Making Your Runs at the Exact Time
We already know that the game of soccer is all about running, one must know that movement begets movement in soccer. A player must be willing and ready to position himself into positions that will threaten and hinder the opponent’s goal even when it is so obvious that he would receive the ball; he still has to make the run. For this reason, a soccer player will be very focused on his cardio training if he wants to move well and fast off the ball. Players should undergo good exercises that will encourage movement and nurture the ability to lose opponents in a movement known as ‘shadow movement’.
This training can be done with two players where one player is defended by his partner. They both move forward at a jogging pace, then the player in front of him will suddenly stop, changes direction in a quick attempt to get away from his partner, the defender. The defender in turn will try to follow as closely as he possibly could given the situation. This training will help the defender a lot since it is actually a reflex training aimed at helping the defender to be able to mark one particular opponent very closely.
You should get you player to understand that timing is everything. They need to keep one eye on the ball and one eye on the marker so that they can know the moment when they can lose him. And, as soon as they know, they should try to get away. Then he will be able to position himself to steal a goal shot if the ball is passed to him. It may take some time before your players get the full gist but they will. The effort is worth the wait because when they do, it would give them a great advantage on the field during the competition.
Starting Attacks from the Goalkeeper’s Position
A goalkeeper is aiming to take possession of a ball being passed after which he sets up an attack s soon as possible. The ball he just got must be either thrown down or kicked so that it can be easily controlled when passed over a short distance, or passed over to his team when it is played over a long distance. The goalkeeper distributes the ball depending on the ability of his players and the tactics the whole team is using.
When the goalkeeper is passing the ball over a short distance, the ball can simply be rolled on the ground. This is a very useful technique that is perfectly capable of starting attacks quickly.
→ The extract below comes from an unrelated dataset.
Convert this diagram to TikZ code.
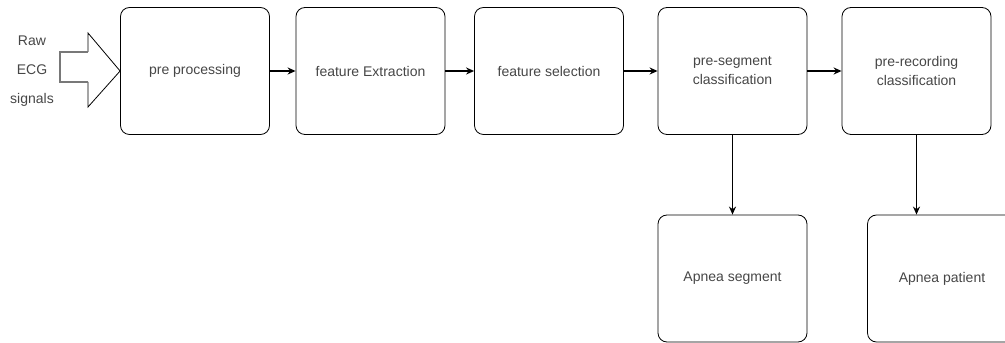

The short distance distribution will give a maximum speed and on-the-point accuracy making the ball reach the teammate on the ground and control easier.
The goalkeeper holds the ball in both his hands in front of him at the hips, the palm of the throwing arm will support the ball from beneath while the other one supports it from above and within. And, the fingers are spread wide enough to give total control. Then, instruct your goalkeeper to start moving by taking a forward step with the leg that is opposite to the hand he intends to roll the ball with. As he takes this step, he should move his arms a bit behind his body to the throwing side so that he can gather wing and his body will be propelled forward.
As he starts to swing the hand with the ball in it, he should transfer his weight to the front let; he should do this gradually and not suddenly. This way, the swinging hand will gather quick speed and the ball will leave the hand at right angles to the ground. He follows through with the hand giving a final thrust.
On the other hand, if he is passing over a longer distance, he will throw it from his shoulder and not from the hip like the short distance. To roll the ball, he does the same thing as in short distance above although instead of the hip, it will be over the shoulder with a bent arm. The leg and shoulder opposite to the throwing arm will move forward in preparation for the coming throw.
Then the arm with the ball is brought forward from the shoulder almost the same time his for arm is flung forward and downward. He throws the ball directly from his shoulder to the target player such that it gets there in the shortest time possible. If the distance is longer, he will throw it the way it is done in a cricket overarm bowling action.
Train on Dictating the Pace of the Game Play
There are many things that can be used to dictate the tempo with which a game is being played. It is usually on the teams without possession of the ball to dictate the tempo of the game and they can do this by putting pressure on the player in possession of the ball. The art of pushing pressure can cause the player to lose the ball or, if he is an expert, he makes quick movements to escape the pressure and see that it doesn’t affect his play. However, if the team without the ball can continue applying the pressure, then they may end up moving the ball even quicker than they want to and this move can eventually force them to make a hurried pass that can cause them to lose the ball.
Practice this with your team: set up a three-against-two game on a 12-yard square area. You are doing this so that the three players can pass the ball among themselves while two other players who will act as the opposing players will try to take it away. This training is not just about simple passing so focus should not be placed on that. Whistle and, on your whistle, the players will pass the ball quickly first and then slowly. You are changing the speed to slow down the pace of the game. The other two players, the opposing players, should attempt to steal the ball without changing their speed. With this, the three are placed under pressure. If they are inexperienced, they will lose the ball quickly. More experienced players are able to maneuver their way around the pressure and not let it affect their pace.
If it is possible, the quick passing should be practiced first before the slower pace. Both the defenders and the passers will try and create their own pace and pressure. At the end of the drill, ask you players about the tempo and pressure of the game, if it changed, and why it changed. This way, they will understand the importance of pace and figure out how they can maintain their hold on it.
Improving Your Team’s Attacking Play Range
The game of soccer lays strong emphasis on the need for team attack because there are more developed defenders than there are attackers. There are very few attackers in a lot of teams. It doesn’t mean that individual attackers are not needed anymore, though.
There are two attacking methods involved in soccer: individual and team attack. Individual attack is done when one player dribbles and shoots. Team attacks are done based on the team players’ ability to pass by kicking, heading, and positioning themselves to receive the ball at any point in time.
To train your team, make three players focus on maintaining a triangle while a movement is going on. Then, make sure the drill does not pass a 15-yard square and then bring in one defender. You are doing this such that two players who are off the ball are not hiding behind the defender. If the defender is able to intercept the ball, the last player who touched the ball will change positions with the defender.
This practice should be done while taking into consideration your team’s positioning technique. For more experienced players, another defender should be introduced making them two defenders. Also, make the area larger so that the game is played three players against two defending players. The defending players will switch places with the offensive players if and when the offensive players caused all three defending players to lose possession of the ball.
The main purpose of this soccer training is to avoid flatness in the team’s attacking actions and also to create more options for them. Once your players are able to realize the danger of being caught, you would have helped in adding a huge depth to your team’s attack skills. Also, you teach them how to maintain possession of the ball. These two skills are very important skills that every soccer player should possess, whether they are beginners, intermediate, or experienced. If your team has these skills, they are good to go.